Usually you base ranking on looking at how often a query term is found within a single document, and how often it’s found in all the documents.
These traditional techniques work well if all the documents you’re searching follow the same format, for instance, they’re all newspaper articles, or all scientific articles. On the web, this doesn’t work, because there are many different kinds of websites, because there is a lot of topic mixture, and because there are lots of people gaming the system.
Hyperlink analysis the solution — invented two places nearly at the same time:
- PageRank (–>Google)
- HITS algorithm developed by a post.doc. at IBM, not used at any commercial search engine.
(She explains PageRank)
–> Works well for distinguishing high-quality from low-quality web pages
–> If all your pages are high-quality, PageRank doesn’t help or hinder
Example: Google “Bush” and you get the white house’s official page. Of course, there are other things but PageRank that help with that, it’s not just PageRank, “but we don’t talk about those other things.”
To start off PageRank to find the FIRST ranks (maybe they still do this regularly to determine PageRank?): “Random walk” – they did a random “walk” through the web by automatically following random outlinks from each website. Problem: they got stuck in garden.com, which hardly has any links OUT of the site. They had a thing where at regular intervals they jumped to a random page they’d already visited. But 80% of the pages were at garden.com – instead they started jumping to random HOSTS they’d visited, which righted this. There is a bias dependent on where they start “walking” – they started at Yahoo, so sites “close” to Yahoo are
A number of other ways of getting samples of the web. Various methods, can’t get a truly uniform sample, but can approximate it. For instance, they can run statistics, to check what kinds of pages tend to get high ranks with their search. (English lanuage? LEngth? No of links?)
Walks in 1999, 2000, 2001.
Trying to get away from the
Linkexchange gets high ranking.
New walk in 2005: current most visited host:
extreme-dm.com/tracking (a tracking site for merchests, really many separate pages)
google.com
shockwave download
sitemeter
adobe (download acrobat reader)
microsoft (download IE)
cyberpatrol (tells you if a site is secure or not)
—etc
Has changed a lot since 2001.
Can use this data to get a roughly uniform sample. How many pages are there in a certain domain? In 2005 they started the walk in Switzerland. Many sites forward you to the GErman site (e.g. google.com–>google.de, same for amazon) therefore .de is overrepresentative. Therefore European sites overrepresented.
.com has grown to 60%
.edu has dropped to 1%
HITS: the other link analysis system.
Neighbourhood graph
take query results, then add everyone linking to them and every site they’re linking to. From this you compute an authority score (good content – shown by inlinks, good if many inlinks, better if high authority inlinks) and hub score (how good are the links? – good hub if many outlinks, even better hub if you link to many high authority links). Recursive: repeated until HUB and AUTH scores converge.
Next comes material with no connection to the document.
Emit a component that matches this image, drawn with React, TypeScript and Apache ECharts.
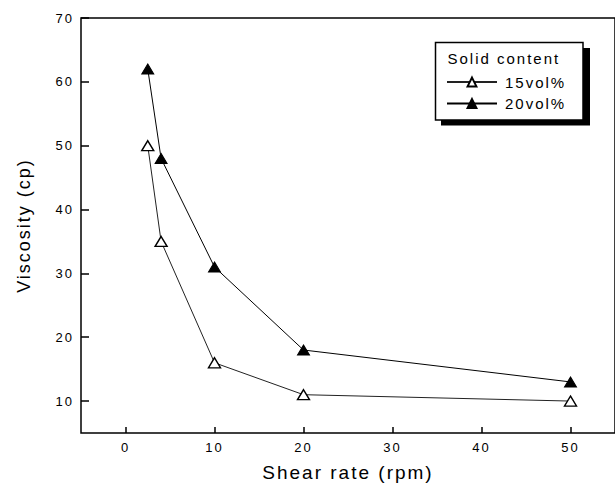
import React, { useEffect, useRef } from 'react';
import * as echarts from 'echarts';

const shearRate = [2.5, 4, 10, 20, 50];
const vol15 = [50, 35, 16, 11, 10];
const vol20 = [62, 48, 31, 18, 13];
const xTicks = [0, 10, 20, 30, 40, 50];
const yTicks = [10, 20, 30, 40, 50, 60, 70];
const seriesNames = ['15vol%', '20vol%'];
const legendTitle = 'Solid content';
const xName = 'Shear rate (rpm)';
const yName = 'Viscosity (cp)';

export default function App() {
  const ref = useRef<HTMLDivElement>(null);
  useEffect(() => {
    const chart = echarts.init(ref.current!, null, { renderer: 'svg' });
    const font = "'Liberation Sans', Arial, Helvetica, sans-serif";
    const legendText = { fontSize: 15, fontFamily: font, color: '#000', lineHeight: 14, padding: [0, 0, 0, 3] };
    chart.setOption({
      animation: false,
      backgroundColor: '#fff',
      grid: {
        left: 81, top: 18, right: -3, bottom: 53,
        show: true, borderColor: '#000', borderWidth: 1.5, backgroundColor: 'transparent',
      },
      xAxis: {
        type: 'value', min: -5, max: 55,
        axisLine: { show: false, onZero: false },
        splitLine: { show: false },
        axisTick: { inside: true, length: 6, lineStyle: { color: '#000', width: 1.5 }, customValues: xTicks },
        axisLabel: { customValues: xTicks, color: '#000', fontSize: 13, fontFamily: font, margin: 8 },
        name: xName, nameLocation: 'middle', nameGap: 30,
        nameTextStyle: { fontSize: 19, color: '#000', fontFamily: font },
      },
      yAxis: {
        type: 'value', min: 5, max: 70,
        axisLine: { show: false, onZero: false },
        splitLine: { show: false },
        axisTick: { inside: true, length: 8, lineStyle: { color: '#000', width: 1.5 }, customValues: yTicks },
        axisLabel: { customValues: yTicks, color: '#000', fontSize: 13, fontFamily: font, margin: 7 },
        name: yName, nameLocation: 'middle', nameGap: 48,
        nameTextStyle: { fontSize: 18, color: '#000', fontFamily: font },
      },
      legend: [
        {
          z: 30, data: [seriesNames[0]], left: 446, top: 74.5, padding: 0, itemWidth: 50, itemHeight: 11,
          selectedMode: false, textStyle: legendText,
        },
        {
          z: 30, data: [seriesNames[1]], left: 446, top: 96, padding: 0, itemWidth: 50, itemHeight: 11,
          selectedMode: false, textStyle: legendText,
        },
      ],
      graphic: [
        { type: 'rect', z: 10, shape: { x: 441, y: 48, width: 149, height: 77.5 }, style: { fill: '#000' } },
        { type: 'rect', z: 11, shape: { x: 435.5, y: 42.5, width: 147.5, height: 77.5 }, style: { fill: '#fff', stroke: '#000', lineWidth: 1.5 } },
        { type: 'text', z: 12, x: 447.5, y: 58, style: { text: legendTitle, font: `15px ${font}`, fill: '#000', verticalAlign: 'middle' } },
      ],
      series: [
        {
          name: seriesNames[0], type: 'line',
          data: shearRate.map((x, i) => [x, vol15[i]]),
          symbol: 'triangle', symbolSize: [12, 10],
          itemStyle: { color: '#fff', borderColor: '#000', borderWidth: 1.4 },
          lineStyle: { color: '#222', width: 1 },
        },
        {
          name: seriesNames[1], type: 'line',
          data: shearRate.map((x, i) => [x, vol20[i]]),
          symbol: 'triangle', symbolSize: [12, 10],
          itemStyle: { color: '#000', borderColor: '#000', borderWidth: 1 },
          lineStyle: { color: '#000', width: 1 },
        },
      ],
    });
    return () => chart.dispose();
  }, []);
  return (
    <div
      ref={ref}
      style={{ position: 'fixed', left: 0, top: 0, width: 615, height: 487, letterSpacing: '2px', background: '#fff' }}
    />
  );
}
PageRank is better because it’s query-independent, hard to spam. HITs requires you to on the fly compute the neighbourhood graph for each separate search. Also it’s easy to spam. However, an advantage is that it finds hubs (good directory pages), which can be really useful.
Improvements:
- weight the outlinks
- break documents into blocks according to content rather than assign the whole page the same PageRank
- unification of HITS and PageRank to some extent, but nothing really dramatic
Other applications of hyperlink analysis:
- Crawling
- figuring out whether a newspaper is local or national or international – did this by looking at links to the newspaper from universities
Current work: News search based on closed captions from television (typed in for deaf viewers)
Goal would be to have Google finding info for you in the background that matches what you’re watching on TV.
Problems: time lag in typing, also lots of meta-information in the broadcast news (“now we want to go back to Mike” and you don’t want to search that) Also it had to be real time.
Anyway, lots of interesting problems and (partial) solutions.
New research: query phrase search.